EXERCISE BRIEF -> Transcribe each line of the material as it is, and drop any picture.

* * * * *

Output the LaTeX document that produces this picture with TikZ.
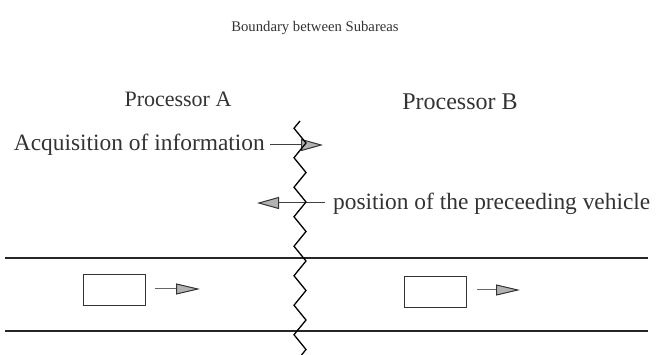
\documentclass[tikz,border=0pt]{standalone}
\usepackage{fontspec}
\setmainfont{Liberation Serif}
\usetikzlibrary{arrows.meta}
\begin{document}
\begin{tikzpicture}[x=1pt,y=-1pt,
  lbl/.style={inner sep=0pt, text=black!80},
  road/.style={line width=1.1pt, black!85},
  zig/.style={line width=1.3pt, black, line join=miter},
  bigarrow/.style={line width=1pt, black!75, -{Triangle[length=22pt,width=12pt,fill=gray!60,color=black!80]}},
  cararrow/.style={line width=1pt, black!60, -{Triangle[length=24pt,width=11pt,fill=gray!60,color=black!80]}},
  car/.style={draw=black!80, line width=1pt, minimum width=62pt, minimum height=31pt, inner sep=0pt}]
\useasboundingbox (0,0) rectangle (657,355);

% titles
\node[lbl, font=\fontsize{14.7}{16}\selectfont] (title) at (315,28) {Boundary between Subareas};
\node[lbl, font=\fontsize{22}{24}\selectfont] (procA) at (178,99) {Processor A};
\node[lbl, font=\fontsize{24}{26}\selectfont] (procB) at (460,102) {Processor B};

% messages
\node[lbl, font=\fontsize{23.4}{25}\selectfont, anchor=east] (acq) at (265,145) {Acquisition of information};
\node[lbl, font=\fontsize{23.4}{25}\selectfont, anchor=west] (pos) at (333,204) {position of the preceeding vehicle};

\coordinate (acqS) at (270,145);
\coordinate (acqE) at (323,145);
\coordinate (posS) at (325,203);
\coordinate (posE) at (257,203);
\draw[bigarrow] (acqS) -- (acqE);
\draw[bigarrow] (posS) -- (posE);

% road
\coordinate (r1a) at (5,258);  \coordinate (r1b) at (648,258);
\coordinate (r2a) at (5,331);  \coordinate (r2b) at (648,331);
\draw[road] (r1a) -- (r1b);
\draw[road] (r2a) -- (r2b);

% vehicles
\node[car] (carA) at (114,290.5) {};
\node[car] (carB) at (435.5,292) {};
\coordinate (aS) at (155,289); \coordinate (aE) at (200,289);
\coordinate (bS) at (477,290); \coordinate (bE) at (520,290);
\draw[cararrow] (aS) -- (aE);
\draw[cararrow] (bS) -- (bE);

% boundary zigzag
\draw[zig] (300,121) -- (294,128.25) -- (306,143) -- (294,157.75) -- (306,172.5)
  -- (294,187.25) -- (306,202) -- (294,216.75) -- (306,231.5) -- (294,246.25)
  -- (306,261) -- (294,275.75) -- (306,290.5) -- (294,305.25) -- (306,320)
  -- (294,334.75) -- (306,349.5) -- (301.5,355);
\end{tikzpicture}
\end{document}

* * * * *

CORRECT OUTPUT ->
Output the LaTeX document that produces this picture with TikZ.
\documentclass[tikz,border=0pt]{standalone}
\usepackage{fontspec}
\setmainfont{Liberation Serif}
\usetikzlibrary{arrows.meta}
\begin{document}
\begin{tikzpicture}[x=1pt,y=-1pt,
  lbl/.style={inner sep=0pt, text=black!80},
  road/.style={line width=1.1pt, black!85},
  zig/.style={line width=1.3pt, black, line join=miter},
  bigarrow/.style={line width=1pt, black!75, -{Triangle[length=22pt,width=12pt,fill=gray!60,color=black!80]}},
  cararrow/.style={line width=1pt, black!60, -{Triangle[length=24pt,width=11pt,fill=gray!60,color=black!80]}},
  car/.style={draw=black!80, line width=1pt, minimum width=62pt, minimum height=31pt, inner sep=0pt}]
\useasboundingbox (0,0) rectangle (657,355);

% titles
\node[lbl, font=\fontsize{14.7}{16}\selectfont] (title) at (315,28) {Boundary between Subareas};
\node[lbl, font=\fontsize{22}{24}\selectfont] (procA) at (178,99) {Processor A};
\node[lbl, font=\fontsize{24}{26}\selectfont] (procB) at (460,102) {Processor B};

% messages
\node[lbl, font=\fontsize{23.4}{25}\selectfont, anchor=east] (acq) at (265,145) {Acquisition of information};
\node[lbl, font=\fontsize{23.4}{25}\selectfont, anchor=west] (pos) at (333,204) {position of the preceeding vehicle};

\coordinate (acqS) at (270,145);
\coordinate (acqE) at (323,145);
\coordinate (posS) at (325,203);
\coordinate (posE) at (257,203);
\draw[bigarrow] (acqS) -- (acqE);
\draw[bigarrow] (posS) -- (posE);

% road
\coordinate (r1a) at (5,258);  \coordinate (r1b) at (648,258);
\coordinate (r2a) at (5,331);  \coordinate (r2b) at (648,331);
\draw[road] (r1a) -- (r1b);
\draw[road] (r2a) -- (r2b);

% vehicles
\node[car] (carA) at (114,290.5) {};
\node[car] (carB) at (435.5,292) {};
\coordinate (aS) at (155,289); \coordinate (aE) at (200,289);
\coordinate (bS) at (477,290); \coordinate (bE) at (520,290);
\draw[cararrow] (aS) -- (aE);
\draw[cararrow] (bS) -- (bE);

% boundary zigzag
\draw[zig] (300,121) -- (294,128.25) -- (306,143) -- (294,157.75) -- (306,172.5)
  -- (294,187.25) -- (306,202) -- (294,216.75) -- (306,231.5) -- (294,246.25)
  -- (306,261) -- (294,275.75) -- (306,290.5) -- (294,305.25) -- (306,320)
  -- (294,334.75) -- (306,349.5) -- (301.5,355);
\end{tikzpicture}
\end{document}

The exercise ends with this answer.